Lorsque Trump a affirmé le 16 mai la possibilité de conclure un accord avec l’Iran, le prix du pétrole a chuté de 3,4%. Le 20 mai, après que Witkoff a demandé l’arrêt de l’enrichissement, les services de renseignement américains ont révélé qu’Israël comptait attaquer les installations pétrolières iraniennes. Les prix du pétrole ont alors explosé.

Au-delà des négociations, les déclarations de Trump, comme sa proposition de renommer le golfe Persique en « golfe Arabique », ont suscité la colère des iraniens, unifiant même les factions opposées dans leur rejet de cette atteinte à la souveraineté nationale. Cette rhétorique, combinée à des discours à Riyad dénigrant les dirigeants iraniens, a attisé les tensions sociales et renforcé la méfiance envers les intentions américaines.

Les diplomates soulignent également que la gestion chaotique des négociations, marquée par des rivalités entre Witkoff (avocat immobilier devenu diplomate) et le secrétaire d’État Marco Rubio, complique toute perspective d’accord. Cette perception d’un manque de sérieux de la part des États-Unis alimente un sentiment de frustration à Téhéran, où les espoirs d’un accord durable s’amenuisent.

Par ailleurs, selon l’Iran, l’énergie nucléaire est un pilier du développement national.  Le programme nucléaire civil iranien, au cœur des négociations, est perçu comme un pilier de l’indépendance technologique et nationale. Lors d’une visite au Centre de recherche nucléaire de Téhéran, l’Organisation iranienne de l’énergie atomique a mis en avant les applications médicales et agricoles du programme, soulignant son importance pour le développement national.
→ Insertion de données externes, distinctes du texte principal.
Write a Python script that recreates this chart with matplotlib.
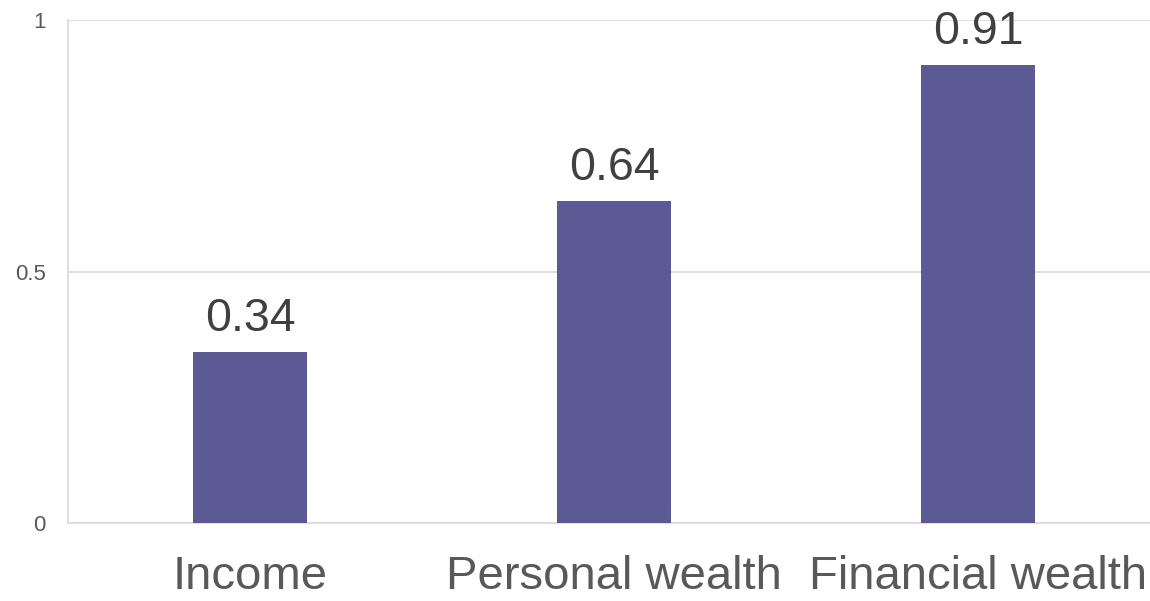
import matplotlib
matplotlib.use("Agg")
import matplotlib.pyplot as plt

# Chart data
categories = ["Income", "Personal wealth", "Financial wealth"]
values = [0.34, 0.64, 0.91]
yticks = [0, 0.5, 1]
ytick_labels = ["0", "0.5", "1"]

plt.rcParams['font.family'] = ['Liberation Sans', 'DejaVu Sans']

fig = plt.figure(figsize=(11.5, 6.01), dpi=100)
# axes run a little past the right edge, like the original
ax = fig.add_axes([68 / 1150, 78 / 601, 1092 / 1150, 503 / 601])

x = range(len(categories))
bars = ax.bar(x, values, width=0.313, color="#5B5A94", zorder=3)

# value labels above the bars
for b, v in zip(bars, values):
    ax.annotate(f"{v:.2f}", (b.get_x() + b.get_width() / 2, v),
                xytext=(0, 8), textcoords="offset points",
                ha="center", va="bottom", fontsize=33.5, color="#404040")

ax.set_xlim(-0.5, 2.5)
ax.set_ylim(0, 1)
ax.set_xticks(list(x))
ax.set_xticklabels(categories, fontsize=34, color="#595959")
ax.set_yticks(yticks)
ax.set_yticklabels(ytick_labels, fontsize=16, color="#595959")
ax.tick_params(axis="x", length=0, pad=23)
ax.tick_params(axis="y", length=0, pad=16)

ax.grid(axis="y", color="#D9D9D9", linewidth=1.2, zorder=0)
for side in ["top", "right"]:
    ax.spines[side].set_visible(False)
for side in ["left", "bottom"]:
    ax.spines[side].set_color("#D9D9D9")
    ax.spines[side].set_linewidth(1.2)

fig.savefig("out.png", dpi=100)
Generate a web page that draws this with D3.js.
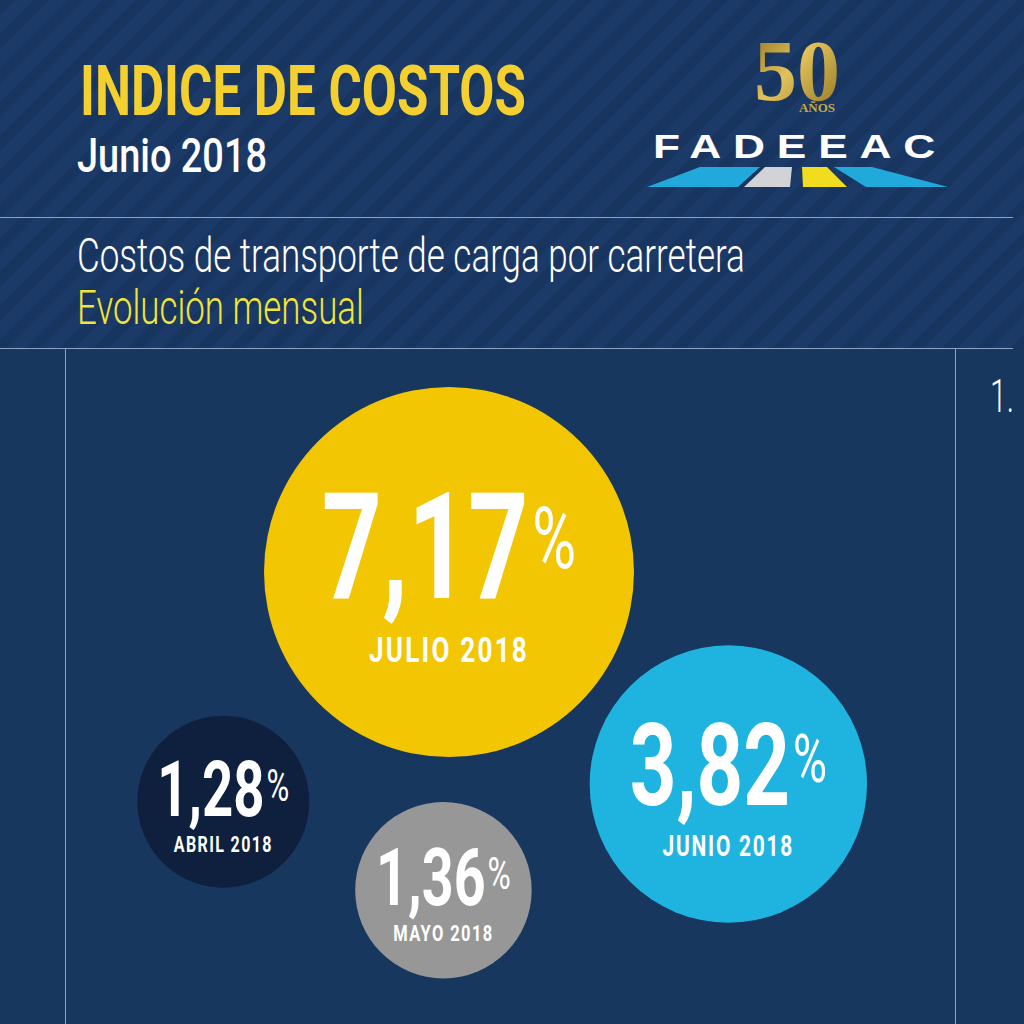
<!DOCTYPE html>
<html>
<head>
<meta charset="utf-8">
<script src="https://cdn.jsdelivr.net/npm/d3@7"></script>
<style>
  html, body { margin: 0; padding: 0; background: #17375f; }
  svg { display: block; }
</style>
</head>
<body>
<svg id="chart" width="1024" height="1024"></svg>
<script>
// datos: variacion mensual del indice de costos
var meses = ["ABRIL 2018", "MAYO 2018", "JUNIO 2018", "JULIO 2018"];
var valores = [1.28, 1.36, 3.82, 7.17];
var colores = ["#0e203e", "#979797", "#1fb4e0", "#f2c603"];

// ubicacion de las burbujas chicas alrededor de la grande (grados, separacion)
var anguloOrbita = [224.5, 181, 127.2, 0];
var separacion = [51, 45, 27, 0];

var width = 1024, height = 1024;
var svg = d3.select("#chart");
var defs = svg.append("defs");

// fondo rayado del encabezado
var pat = defs.append("pattern")
    .attr("id", "rayas")
    .attr("patternUnits", "userSpaceOnUse")
    .attr("width", 24).attr("height", 24)
    .attr("patternTransform", "rotate(45)");
pat.append("rect").attr("width", 24).attr("height", 24).attr("fill", "#1b3a68");
pat.append("rect").attr("width", 11).attr("height", 24).attr("fill", "#183560");

var oro = defs.append("linearGradient").attr("id", "oro")
    .attr("x1", 0).attr("y1", 0).attr("x2", 1).attr("y2", 1);
oro.append("stop").attr("offset", "0%").attr("stop-color", "#8a6d1c");
oro.append("stop").attr("offset", "45%").attr("stop-color", "#e2c25a");
oro.append("stop").attr("offset", "100%").attr("stop-color", "#8c6f1e");

svg.append("rect").attr("width", width).attr("height", height).attr("fill", "#17375f");
svg.append("rect").attr("width", width).attr("height", 348).attr("fill", "url(#rayas)");

// lineas divisorias
var lineColor = "#8ea2c4";
svg.append("line").attr("x1", 0).attr("x2", 1013).attr("y1", 217.5).attr("y2", 217.5)
    .attr("stroke", lineColor).attr("stroke-width", 1.2);
svg.append("line").attr("x1", 0).attr("x2", 1013).attr("y1", 348.5).attr("y2", 348.5)
    .attr("stroke", lineColor).attr("stroke-width", 1.2);
svg.append("line").attr("x1", 65.5).attr("x2", 65.5).attr("y1", 349).attr("y2", height)
    .attr("stroke", lineColor).attr("stroke-width", 1);
svg.append("line").attr("x1", 955.5).attr("x2", 955.5).attr("y1", 349).attr("y2", height)
    .attr("stroke", lineColor).attr("stroke-width", 1);

// texto angosto: se comprime horizontalmente hasta el ancho buscado
function textoAngosto(parent, x, y, txt, opts) {
    var g = parent.append("g");
    var t = g.append("text")
        .attr("x", 0).attr("y", 0)
        .attr("text-anchor", opts.anchor || "start")
        .style("font-family", opts.family || "Roboto")
        .style("font-size", opts.size + "px")
        .style("font-weight", opts.weight || 400)
        .style("letter-spacing", opts.spacing || "0px")
        .attr("fill", opts.fill || "#fff")
        .text(txt);
    var w = t.node().getBBox().width;
    g.attr("transform", "translate(" + x + "," + y + ") scale(" + (opts.width / w) + ",1)");
    return t;
}

// encabezado
textoAngosto(svg, 80, 115, "INDICE DE COSTOS", { size: 70, weight: 700, fill: "#f3d02f", width: 446 });
textoAngosto(svg, 77, 172, "Junio 2018", { size: 49, weight: 500, fill: "#ffffff", width: 190 });
textoAngosto(svg, 77, 272, "Costos de transporte de carga por carretera", { size: 48, weight: 300, fill: "#ffffff", width: 668 });
textoAngosto(svg, 77, 324, "Evolución mensual", { size: 48, weight: 300, fill: "#f1e43a", width: 287 });
textoAngosto(svg, 990, 412, "1.", { size: 46, weight: 300, fill: "#ffffff", width: 24 });

// logo 50 años FADEEAC
var logo = svg.append("g");
logo.append("text").attr("x", 797).attr("y", 100).attr("text-anchor", "middle")
    .style("font-family", "Liberation Serif").style("font-size", "86px").style("font-weight", 700)
    .attr("fill", "url(#oro)").text("50");
logo.append("text").attr("x", 817).attr("y", 112).attr("text-anchor", "middle")
    .style("font-family", "Liberation Serif").style("font-size", "13px").style("font-weight", 700)
    .attr("fill", "#c9a842").text("AÑOS");
textoAngosto(logo, 653, 158, "FADEEAC", {
    family: "Liberation Sans", size: 34, weight: 700, spacing: "9px", fill: "#ffffff", width: 294
});
var franjas = [
    { pts: [[700, 167], [760, 167], [738, 187], [647, 187]], fill: "#22a9dc" },
    { pts: [[765, 167], [792, 167], [790, 187], [744, 187]], fill: "#d2d3d6" },
    { pts: [[802, 167], [827, 167], [847, 187], [803, 187]], fill: "#f1dc1e" },
    { pts: [[834, 167], [872, 167], [948, 187], [866, 187]], fill: "#22a9dc" }
];
logo.selectAll("path.franja").data(franjas).enter().append("path")
    .attr("class", "franja")
    .attr("d", function (d) { return d3.line()(d.pts) + "Z"; })
    .attr("fill", function (d) { return d.fill; });

// escalas de las burbujas
var radio = d3.scaleSqrt().domain([1.28, 7.17]).range([86, 185]);
var altoValor = d3.scaleSqrt().domain([1.28, 7.17]).range([55, 106]);
var altoMes = d3.scaleSqrt().domain([1.28, 7.17]).range([15.5, 25]);
var fmt = function (v) { return d3.format(".2f")(v).replace(".", ","); };

var iMax = d3.maxIndex(valores);
var centro = [449, 572];

var burbujas = valores.map(function (v, i) {
    var r = radio(v);
    var p = centro;
    if (i !== iMax) {
        var dist = radio(valores[iMax]) + r + separacion[i];
        var off = d3.pointRadial(anguloOrbita[i] * Math.PI / 180, dist);
        p = [centro[0] + off[0], centro[1] + off[1]];
    }
    return { mes: meses[i], valor: v, color: colores[i], r: r, x: p[0], y: p[1] };
});

var nodos = svg.selectAll("g.burbuja").data(burbujas).enter().append("g")
    .attr("class", "burbuja");

nodos.append("circle")
    .attr("cx", function (d) { return d.x; })
    .attr("cy", function (d) { return d.y; })
    .attr("r", function (d) { return d.r; })
    .attr("fill", function (d) { return d.color; });

nodos.each(function (d) {
    var g = d3.select(this);
    var cap = altoValor(d.valor);
    var capMes = altoMes(d.valor);
    var hueco = 0.37 * cap;
    var alto = cap + hueco + capMes;
    var top = d.y + 5 - alto / 2;
    var baseValor = top + cap;
    var baseMes = baseValor + hueco + capMes;
    var fs = cap / 0.711;

    var gv = g.append("g");
    var t = gv.append("text")
        .attr("text-anchor", "middle")
        .style("font-family", "Roboto")
        .attr("fill", "#ffffff");
    t.append("tspan").style("font-size", fs + "px").style("font-weight", 700)
        .text(fmt(d.valor));
    t.append("tspan").style("font-size", (fs * 0.57) + "px").style("font-weight", 400)
        .attr("dx", cap * 0.05)
        .attr("dy", -cap * 0.28)
        .text("%");
    var w = t.node().getBBox().width;
    gv.attr("transform", "translate(" + d.x + "," + baseValor + ") scale(" + (2.4 * cap / w) + ",1)");

    textoAngosto(g, d.x, baseMes, d.mes, {
        anchor: "middle", size: capMes / 0.711, weight: 700,
        spacing: (capMes * 0.12) + "px", fill: "#ffffff", width: 6.4 * capMes
    });
});
</script>
</body>
</html>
Pour les Iraniens, renoncer à l’enrichissement, comme l’exige Witkoff, équivaudrait à capituler face aux pressions étrangères, une perspective inacceptable, d’autant plus après les assassinats de scientifiques iraniens comme Massoud Ali-Mohammadi et Mohsen Fakrizadeh, attribués à Israël.

Les négociations nucléaires entre l’administration Trump et l’Iran resteront dans l’histoire comme l’exemple emblématique d’un processus diplomatique vidé de son sens, utilisé non pour résoudre un conflit mais pour miner la stabilité régionale et creuser davantage la méfiance entre l’Iran et l’Occident.